Mfundo Gwarube, an Amacalegushe veteran who hails from Ntini's home village of Mdingi, agreed. "It has become a celebration of our culture and the cricket flair we have," he said.
Cricket's history in poor black villages is rooted in the country's colonial past, when British missionaries introduced the game in schools around the turn of the 20th century.
Mineworkers returning home from backbreaking work in the gold fields around Johannesburg and Kimberley's diamond mines brought their own enthusiasm for the game when they returned to their home villages, leading to events such as Amacalegushe.
The rural game has grown steadily over the years and is seen as a breeding ground for the sport's future stars.
Money raised during the 2003 World Cup will go towards providing more turf pitches for rural grounds.

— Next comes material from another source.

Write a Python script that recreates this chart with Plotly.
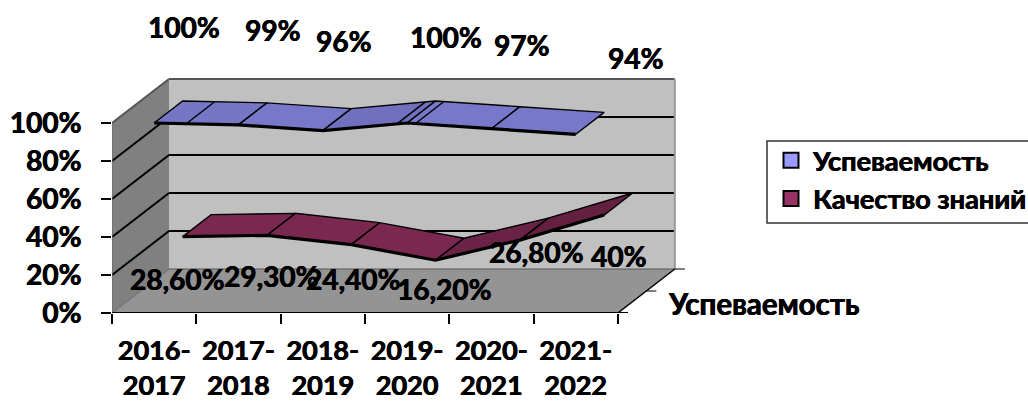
import plotly.graph_objects as go

categories = ["2016-<br>2017", "2017-<br>2018", "2018-<br>2019", "2019-<br>2020", "2020-<br>2021", "2021-<br>2022"]
uspevaemost = [100, 99, 96, 100, 97, 94]
kachestvo = [28.6, 29.3, 24.4, 16.2, 26.8, 40]
uspevaemost_labels = ["100%", "99%", "96%", "100%", "97%", "94%"]
kachestvo_labels = ["28,60%", "29,30%", "24,40%", "16,20%", "26,80%", "40%"]
y_ticks = [0, 20, 40, 60, 80, 100]
y_tick_labels = ["0%", "20%", "40%", "60%", "80%", "100%"]

FONT = "Lato"
FS = 28
SHADOW = "0.5px 0 0 black, -0.3px 0 0 black"
PX_X = 84.3
PX_Y = 1.9
DX = 57 / PX_X
DY = 44 / PX_Y
n = len(categories)
xs = list(range(1, n + 1))
fx = 0.5 + n
WALL = "#C0C0C0"; SIDE = "#808080"; FLOOR = "#949494"
PLOT_W = 916
PLOT_H = 313


def tfont(size):
    return dict(family=FONT, size=size, color="black", weight="bold", shadow=SHADOW)


def proj(x, y, z):
    return x + z * DX, y + z * DY


def poly(points, fill):
    path = "M " + " L ".join(f"{a},{b}" for a, b in points) + " Z"
    return dict(type="path", path=path, fillcolor=fill, line=dict(width=0), layer="below")


def seg(a, b, color="black", w=2):
    return dict(type="line", x0=a[0], y0=a[1], x1=b[0], y1=b[1], line=dict(color=color, width=w), layer="below")


shapes = [
    poly([proj(0.5, 0, 1), proj(fx, 0, 1), proj(fx, 100, 1), proj(0.5, 100, 1)], WALL),
    poly([proj(0.5, 0, 0), proj(0.5, 0, 1), proj(0.5, 100, 1), proj(0.5, 100, 0)], SIDE),
]
for t in y_ticks[1:-1]:
    shapes.append(seg(proj(0.5, t, 0), proj(0.5, t, 1)))
    shapes.append(seg(proj(0.5, t, 1), proj(fx, t, 1)))
shapes += [
    seg(proj(0.5, 100, 0), proj(0.5, 100, 1), "#555555", 2),
    seg(proj(0.5, 100, 1), proj(fx, 100, 1), "#555555", 2),
    seg(proj(fx, 100, 1), proj(fx, 0, 1), "#999999", 2),
    seg(proj(0.5, 100, 0), proj(0.5, 0, 0), "#666666", 1),
    seg(proj(fx, 0, 0.5), proj(fx + 0.12, 0, 0.5), "black", 1),
    seg(proj(fx, 0, 1), proj(fx + 0.12, 0, 1), "black", 1),
    dict(type="rect", xref="paper", yref="paper", x0=(767 - 112) / PLOT_W, x1=(1032 - 112) / PLOT_W,
         y0=(PLOT_H - 223) / PLOT_H, y1=(PLOT_H - 141) / PLOT_H,
         fillcolor="white", line=dict(color="#333333", width=1.5), layer="below"),
]

fig = go.Figure()

floor = [proj(0.5, 0, 0), proj(fx, 0, 0), proj(fx, 0, 1), proj(0.5, 0, 1), proj(0.5, 0, 0)]
fig.add_trace(go.Scatter(x=[p[0] for p in floor], y=[p[1] for p in floor], mode="lines", fill="toself",
                         fillcolor=FLOOR, line=dict(color="rgba(0,0,0,0)", width=0),
                         showlegend=False, hoverinfo="skip", cliponaxis=False))
for a, b, c, w in [
    (proj(0.5, 0, 1), proj(fx, 0, 1), "#555555", 1),
    (proj(0.5, 0, 0), proj(0.5, 0, 1), "#666666", 1),
    (proj(fx, 0, 0), proj(fx, 0, 1), "black", 1.5),
    (proj(0.5, 0, 0), proj(fx + 0.12, 0, 0), "black", 2),
]:
    fig.add_trace(go.Scatter(x=[a[0], b[0]], y=[a[1], b[1]], mode="lines", line=dict(color=c, width=w),
                             showlegend=False, hoverinfo="skip", cliponaxis=False))


def ribbon(values, z0, z1, colors, extra):
    for i in range(n - 1):
        pts = [proj(xs[i], values[i], z0), proj(xs[i + 1], values[i + 1], z0),
               proj(xs[i + 1], values[i + 1], z1), proj(xs[i], values[i], z1)]
        fig.add_trace(go.Scatter(
            x=[p[0] for p in pts] + [pts[0][0]], y=[p[1] for p in pts] + [pts[0][1]],
            mode="lines", fill="toself", fillcolor=colors[i],
            line=dict(color="black", width=1.4), showlegend=False, hoverinfo="skip"))
    for e in extra:
        i = int(e) - 1
        v = values[i] + (values[i + 1] - values[i]) * (e - xs[i])
        a, b = proj(e, v, z0), proj(e, v, z1)
        fig.add_trace(go.Scatter(x=[a[0], b[0]], y=[a[1], b[1]], mode="lines",
                                 line=dict(color="black", width=1.4), showlegend=False, hoverinfo="skip"))
    front = [proj(x, v, z0) for x, v in zip(xs, values)]
    fig.add_trace(go.Scatter(x=[p[0] for p in front], y=[p[1] for p in front], mode="lines",
                             line=dict(color="black", width=3.2), showlegend=False, hoverinfo="skip"))


ribbon(kachestvo, 0.5, 1, ["#7A2850", "#7A2850", "#7A2850", "#6A2246", "#64203F"], [])
ribbon(uspevaemost, 0, 0.5, ["#7676C6", "#7878CA", "#7070BE", "#7878CA", "#7878CA"], [1.38, 3.88, 4.1])

fig.add_trace(go.Scatter(x=[None], y=[None], mode="markers", name="Успеваемость",
                         marker=dict(symbol="square", size=15, color="#9999FF", line=dict(color="black", width=2))))
fig.add_trace(go.Scatter(x=[None], y=[None], mode="markers", name="Качество знаний",
                         marker=dict(symbol="square", size=15, color="#993366", line=dict(color="black", width=2))))

u_off = [(30, -96), (34, -95), (21, -90), (39, -86), (30, -84), (60, -76)]
k_off = [(23, 20), (33, 19), (30, 12), (37, 7), (45, -10), (43, 19)]
annotations = []
for x, v, t, o in zip(xs, uspevaemost, uspevaemost_labels, u_off):
    annotations.append(dict(x=x, y=v, text=t, xshift=o[0], yshift=-o[1], showarrow=False, font=tfont(FS)))
for x, v, t, o in zip(xs, kachestvo, kachestvo_labels, k_off):
    annotations.append(dict(x=x, y=v, text=t, xshift=o[0], yshift=-o[1], showarrow=False, font=tfont(FS)))
annotations.append(dict(x=proj(fx, 0, 0.5)[0], y=0, text="Успеваемость", xanchor="left", xshift=20, yshift=10,
                        showarrow=False, font=tfont(29.5)))

fig.update_layout(
    width=1028, height=403, margin=dict(l=112, r=0, t=0, b=90, autoexpand=False),
    paper_bgcolor="white", plot_bgcolor="white", shapes=shapes, annotations=annotations,
    font=dict(family=FONT, color="black"),
    showlegend=True,
    legend=dict(x=(769 - 112) / PLOT_W, y=(PLOT_H - 136) / PLOT_H, xanchor="left", yanchor="top",
                bgcolor="rgba(0,0,0,0)", borderwidth=0,
                font=tfont(27.2), itemwidth=34),
    xaxis=dict(range=[0.5, 0.5 + PLOT_W / PX_X], tickmode="array", tickvals=xs, ticktext=categories, ticks="",
               showgrid=False, zeroline=False, showline=False, ticklabelstandoff=19,
               tickfont=tfont(27),
               minor=dict(tickmode="array", tickvals=[0.5 + i for i in range(n + 1)], ticks="outside",
                          ticklen=10, tickcolor="black", tickwidth=1.5, showgrid=False)),
    yaxis=dict(range=[0, PLOT_H / PX_Y], tickmode="array", tickvals=y_ticks, ticktext=y_tick_labels,
               ticks="outside", ticklen=10, tickcolor="black", tickwidth=1.5,
               showgrid=False, zeroline=False, showline=False, ticklabelstandoff=14,
               tickfont=tfont(FS)),
)

fig.write_html("out.html", config={"displayModeBar": False}, post_script="document.body.style.margin='0';")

Most of them today have dry, mud ruts or concrete strips covered with artificial turf -- neither surface conducive to nurturing young cricketers, particularly batsmen.
"It's good some of the World Cup legacy money will be spent there. I predict that in the next five years we will see a significant return in terms of players coming through," Mali said.
"The people there are our most ardent supporters. They love the game passionately and we need them," he added.
When the World Cup kicks off on February 8, Mali expects most cricket-crazed rural communities to grind to a halt for the duration of the tournament, which ends on March 23.
"Now that more of the villages are electrified, a lot of people are tuned into cricket on television," he said.
"I walked into a friend's house in December and he almost didn't notice me because he was so engrossed in watching the Durban Test against Pakistan."